From Unearthing The Music

Ernő Király. Photo sourced from Discogs

Ernő Király was a Serbian Yugoslavian composer and ethnomusicologist (born on March 16, 1919 in Subotica, Kingdom of Yugoslavia; died on December 14, 2007 in Novi Sad, Serbia). He was interested in folk music, improvisation, instrument building, unconventional tunings and graphic scores. He collected over 3000 folk songs and published many books documenting them.

Biography

Kiraly was born in 1919 to Hungarian parents in Subotica, a town sitting on the Yugoslavia/Hungary border. He learned how to play the guitar in his teens while working as an upholsterer and first performed in workers' union orchestras before making his way to the Subotica Philharmonic. He later moved to Novi Sad, the capital of what was then the Autonomous Province of Vojvodina. Working at the state radio, he began to collect local folk music and study the musical customs of the local elders. The radio station provided him with information on audio technology and soon a journalist friend introduced him to Edgard Varèse's "Poème Électronique."

He spent most of the '60s composing tape music, occasionally scoring it for folk instruments (or using them as sound sources).
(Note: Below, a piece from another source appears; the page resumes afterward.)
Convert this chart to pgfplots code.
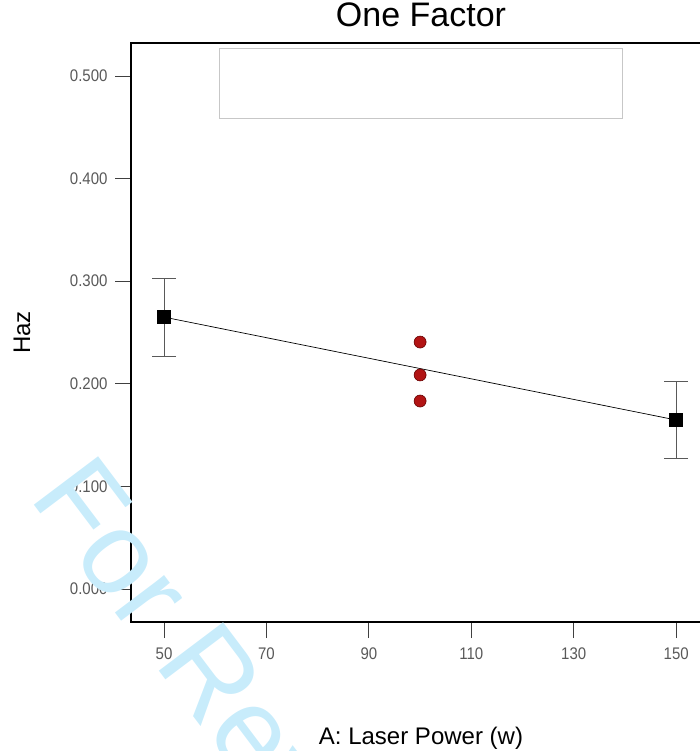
\documentclass[border=0pt]{standalone}
\usepackage{fontspec}
\setmainfont{Liberation Sans}
\usepackage{pgfplots}
\pgfplotsset{compat=1.18}
\definecolor{ptred}{RGB}{178,20,20}
\definecolor{wmark}{RGB}{200,236,251}
\begin{document}
\begin{tikzpicture}[x=1pt,y=1pt]
\useasboundingbox (0,0) rectangle (700,751);
\begin{axis}[
  at={(131pt,129pt)}, anchor=south west,
  scale only axis, width=580pt, height=579pt,
  xmin=43.55, xmax=156.8, ymin=-0.0322, ymax=0.5322,
  axis line style={black, line width=1.2pt},
  xtick={50,70,...,150}, ytick={0,0.1,0.2,0.3,0.4,0.5},
  xtick pos=bottom, ytick pos=left,
  tick align=outside, major tick length=16pt,
  tick style={black!75, line width=0.9pt},
  /pgf/number format/assume math mode=true,
  yticklabel style={/pgf/number format/.cd, fixed, fixed zerofill, precision=3,
    /tikz/.cd, xshift=-4pt},
  xticklabel style={/pgf/number format/.cd, fixed, precision=0,
    /tikz/.cd, yshift=-5pt},
  tick label style={font=\fontsize{15}{15}\selectfont, text=black!65, yscale=1.12},
  title={One Factor},
  title style={at={(axis description cs:0.5,1.0173)}, anchor=base,
    font=\fontsize{34}{34}\selectfont},
  xlabel={A: Laser Power (w)},
  xlabel style={at={(axis description cs:0.5,-0.2124)}, anchor=base,
    font=\fontsize{24}{24}\selectfont},
  ylabel={Haz},
  ylabel style={at={(axis description cs:-0.188,0.5)}, anchor=center,
    font=\fontsize{24}{24}\selectfont},
]
% error bars first, so the squares sit on top
\addplot[draw=none, mark=none, forget plot,
  error bars/.cd, y dir=both, y explicit,
  error bar style={black!65, line width=1pt},
  error mark options={rotate=90, black!65, mark size=12pt, line width=1pt}]
  coordinates {(50,0.265) +- (0,0.038) (150,0.1647) +- (0,0.038)};
\addplot[black, line width=0.7pt, mark=square*, mark size=6.5pt,
  mark options={fill=black, solid}]
  coordinates {(50,0.265) (150,0.1647)};
\addplot[only marks, mark=*, mark size=6pt,
  mark options={fill=ptred, draw=black!60!red, line width=0.6pt}]
  coordinates {(100,0.2407) (100,0.2086) (100,0.1832)};
% empty legend frame
\draw[black!22, line width=1pt] (axis cs:60.74,0.459) rectangle (axis cs:139.45,0.5273);
\end{axis}
\node[rotate=-53, anchor=base west, text=wmark, inner sep=0pt,
  font=\fontsize{117}{117}\selectfont] at (28,254) {For Review Only};
\end{tikzpicture}
\end{document}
In the '70s, he turned to ensemble composition, using graphic scores and chance operations. This was made possible through his encounter of Dubravko Detoni and his ensemble Acezantez. That decade also saw Kiraly involved in the creation of new instruments. Born out of a desire to go beyond the twelve-tone scale, his creations usually derived from existing folk instruments. The best-known is the zitherphone, a quarter-tone instrument made of five different zithers mounted on the same body.

Kiraly's music was occasionally performed in Novi Sad. He also scored film soundtracks and taught composition and folk music history in local colleges up to the late '80s. The annexation of Vojvodina to Serbia in 1988 and the Yugoslavian war that soon followed brought down the music institutions in the country, forcing Kiraly to work alone from his home and with no exposure. Colleagues and former students of his, namely Stevan Kovacs Tickmayer, made efforts to keep his music alive. In 1996, Kiraly performed at the RingRing New Music Festival in Belgrade, in a trio with Tickmayer and ex-Henry Cow drummer Chris Cutler. Later that year, Cutler's record label ReR Megacorp released Phoenix: The Music of Ernö Király, a collection of works from the '60s, '70s and '80s prepared by Tickmayer.

He became a member of the Hungarian Academy of Arts in 1992. On December 4, 2003, he received the "For Hungarian Art" award at the Károlyi Palace in Budapest. He received the Parallel Culture Award in 2005.

His son is composer David Zsolt Kiraly.

References

  1. Discogs Profile
  2. Allmusic profile
  3. https://hu.wikipedia.org/wiki/Kir%C3%A1ly_Ern%C5%91_(zeneszerz%C5%91)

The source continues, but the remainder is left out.